Building stream processing as a service at Netflix

Steven Wu (Netflix)
1:15pm–2:05pm Tuesday, February 27, 2018
Cloud native, Distributed systems, Scale
Location: Grand Ballroom West
Secondary topics:  Best Practice, Case Study
Average rating: **...
(2.42, 19 ratings)

Who is this presentation for?

  • Engineers

Prerequisite knowledge

  • A basic understanding of distributed systems

What you'll learn

  • Learn why and how Netflix is building a stream-processing-as-a-service platform

Description

Over 109 million subscribers enjoy more than 125 million hours of TV shows and movies per day on Netflix. This leads to a massive amount of data flowing through its data pipeline that can be used to improve service and user experience and power various data analytic cases like personalization, operational insight, and fraud detection.

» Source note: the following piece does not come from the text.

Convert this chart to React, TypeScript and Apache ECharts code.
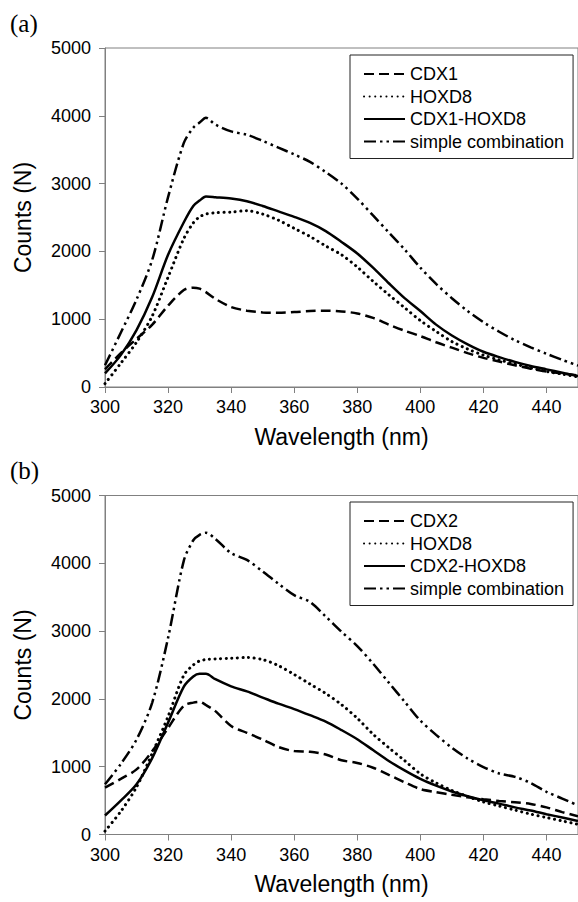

Netflix is now building a stream-processing-as-a-service (SPaaS) platform on top of Apache Flink that is self-serve, operable, scalable, fault tolerant, and multitenant. Steven Wu explains how Netflix’s SPaaS platform empowers users to focus on extracting insights from data streams and build stream processing applications. He also shares lessons learned building and operating the largest SPaaS use case: Netflix’s Keystone data pipeline, a self-serve platform for creating near-real-time event pipelines that processes three trillion events and 12 PB of data every day.

Photo of Steven Wu

Steven Wu

Netflix

Steven Wu is a software engineer working on real-time data infrastructure that powers a massive data ingestion pipeline and stream processing at Netflix. Steven is passionate about building scalable and operable distributed systems. Previously, he worked on the cloud platform that serves as the foundation of Netflix’s cloud-native microservice architecture. Before Netflix, he worked on Yahoo’s messenger server team, where he was a key contributor in revamping messenger’s backend and supporting multicolo deployment; he also designed and implemented a distributed key-value storage system.